Overview

ProteinMPNN (Protein Message Passing Neural Network) is a cutting-edge, deep learning-based, graph neural network designed to predict amino acid sequences for given protein backbones.

This network leverages evolutionary, functional, and structural information to generate sequences that are likely to fold into the desired 3D structures.

The input to the neural network is a 3D structure of a protein in PDB format, and the output is the amino-acid sequence in Multi-FASTA format.

ProteinMPNN is one of many NIMs that you can apply to tasks in biosciences and drug discovery. NIMs make it easy to chain models together to develop a complete in silico drug discovery pipeline.

For example, you can use a ProteinMPNN NIM as a subsequent step after RFdiffusion generative model NIM in order to determine possible amino acid sequence.

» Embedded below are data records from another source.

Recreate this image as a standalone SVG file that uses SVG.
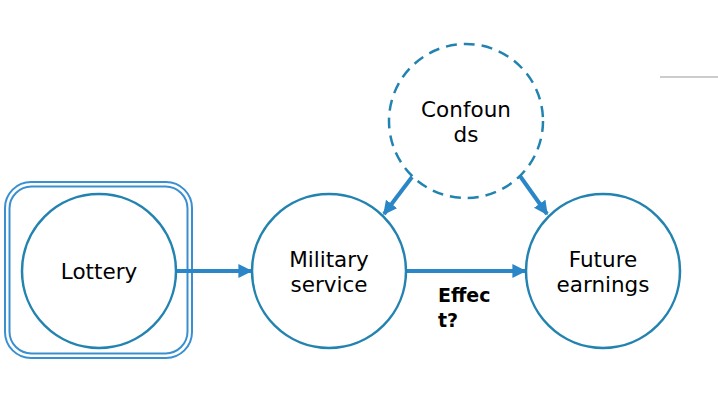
<svg xmlns="http://www.w3.org/2000/svg" width="718" height="407" viewBox="0 0 718 407">
<style>
.node{fill:#fff;stroke:#2383b0;stroke-width:2.5}
.dash{stroke-dasharray:11 7}
.lbl{font-family:"DejaVu Sans",sans-serif;font-size:21.5px;fill:#000;text-anchor:middle}
.edge{stroke:#2b86c8;stroke-width:4;fill:none;marker-end:url(#ah)}
.frame{fill:none;stroke:#3a8fd0;stroke-width:2}
.eff{font-family:"DejaVu Sans",sans-serif;font-size:19px;font-weight:bold;fill:#000}
</style>
<defs>
<marker id="ah" viewBox="0 0 10 10" refX="9" refY="5" markerWidth="3.5" markerHeight="3.5" orient="auto" markerUnits="strokeWidth">
<path d="M0,0 L10,5 L0,10 z" fill="#2b86c8"/>
</marker>
</defs>
<rect x="0" y="0" width="718" height="407" fill="#fff"/>
<line x1="660" y1="77" x2="718" y2="77" stroke="#999" stroke-width="1.2"/>
<g id="frame">
<rect class="frame" x="5" y="182" width="187" height="176" rx="26"/>
<rect class="frame" x="9.5" y="186.5" width="178" height="167" rx="22"/>
</g>
<g id="connectors">
<line class="edge" x1="177" y1="271" x2="251" y2="271"/>
<line class="edge" x1="407" y1="271" x2="525" y2="271"/>
<line class="edge" x1="412" y1="177" x2="384" y2="214"/>
<line class="edge" x1="520" y1="176" x2="547" y2="214"/>
</g>
<g id="lottery">
<circle class="node" cx="99" cy="271" r="77"/>
<text class="lbl" x="99" y="279">Lottery</text>
</g>
<g id="military">
<circle class="node" cx="329" cy="271" r="77"/>
<text class="lbl" x="329" y="267">Military</text>
<text class="lbl" x="329" y="292">service</text>
</g>
<g id="future">
<circle class="node" cx="603" cy="271" r="77"/>
<text class="lbl" x="603" y="267">Future</text>
<text class="lbl" x="603" y="292">earnings</text>
</g>
<g id="confounds">
<circle class="node dash" cx="466" cy="121" r="77"/>
<text class="lbl" x="466" y="117">Confoun</text>
<text class="lbl" x="466" y="142">ds</text>
</g>
<g id="effect-label">
<text class="eff" x="438" y="302">Effec</text>
<text class="eff" x="438" y="327">t?</text>
</g>
</svg>
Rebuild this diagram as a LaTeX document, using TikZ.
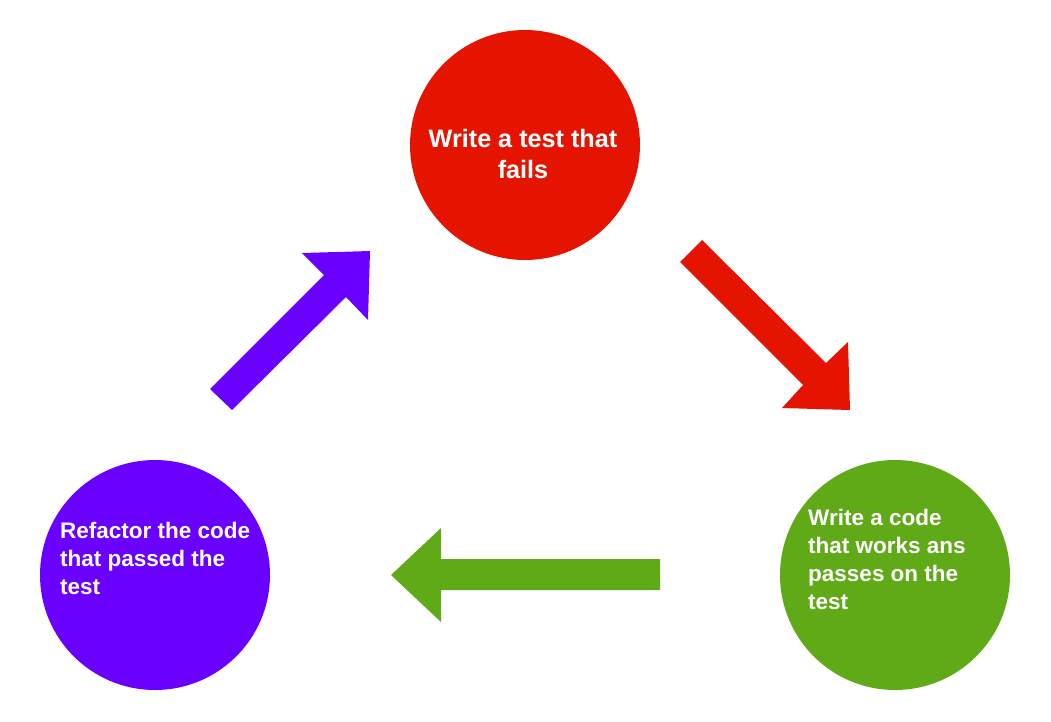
\documentclass[tikz,border=0pt]{standalone}
\usepackage{fontspec}
\setmainfont{Liberation Sans}
\definecolor{cred}{HTML}{E51400}
\definecolor{cpurple}{HTML}{6A00FF}
\definecolor{cgreen}{HTML}{60A917}
\tikzset{
  stage/.style={circle, minimum size=230pt, inner sep=0pt, draw=none},
  bigtext/.style={text=white, inner sep=0pt, font=\bfseries\fontsize{25.2}{31}\selectfont},
  smalltext/.style={text=white, inner sep=0pt, align=left, anchor=north west, font=\bfseries\fontsize{22.5}{28.3}\selectfont},
}
\begin{document}
\begin{tikzpicture}[x=1pt,y=-1pt]
\useasboundingbox[fill=white] (0,0) rectangle (1051,721);
% circles
\node[stage, fill=cred] (red) at (525,145) {};
\node[stage, fill=cpurple] (purple) at (155,575) {};
\node[stage, fill=cgreen] (green) at (895,575) {};
% texts
\node[bigtext, align=center] (redtext) at (523,154) {Write a test that\\fails};
\node[smalltext] (purpletext) at (60,521.5) {Refactor the code\\that passed the\\test};
\node[smalltext] (greentext) at (808,508.5) {Write a code\\that works ans\\passes on the\\test};
% block arrows
\fill[cpurple] (210,389) -- (324,275) -- (302,253) -- (370,251) -- (368,320) -- (346,297) -- (232,410) -- cycle;
\fill[cred] (680,262) -- (803,385) -- (782,408) -- (850,410) -- (848,342) -- (826,363) -- (702,240) -- cycle;
\fill[cgreen] (660,559) -- (441,559) -- (441,528) -- (391,575) -- (441,622) -- (441,590) -- (660,590) -- cycle;
\end{tikzpicture}
\end{document}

In general, NIMs offer a simple and easy-to-deploy route for self-hosted AI applications. Two major advantages that NIMs offer for system administrators and developers are:

• Increased productivity: NIMs enable developers to build generative AI applications quickly, in minutes rather than weeks, by providing a standardized way to add AI capabilities to their applications.

• Simplified deployment: NIMs provide containers that can be easily deployed on various platforms, including clouds, data centers, or workstations, making it convenient for developers to test and deploy their applications.

In the context of protein design and drug development, these advantages can:

• Accelerate lead optimization: Researchers can use NIMs to accelerate the lead optimization process by quickly generating and testing multiple molecular structures, enabling them to identify potential leads more efficiently.

• Streamline data analysis: Researchers can use NIMs to analyze large datasets generated during the drug discovery process, such as molecular dynamics simulations or high-throughput screening data, to identify patterns and trends that can inform the development of new drugs.

• Improve collaboration: NIMs can facilitate collaboration among researchers by providing a standardized platform for sharing and integrating AI models, enabling teams to work together more effectively and efficiently.

• Enhance predictive modeling: Researchers can use NIMs to develop and deploy predictive models that can accurately predict the properties and behavior of molecules, such as their binding affinity or toxicity, enabling them to make more informed decisions during the drug development process.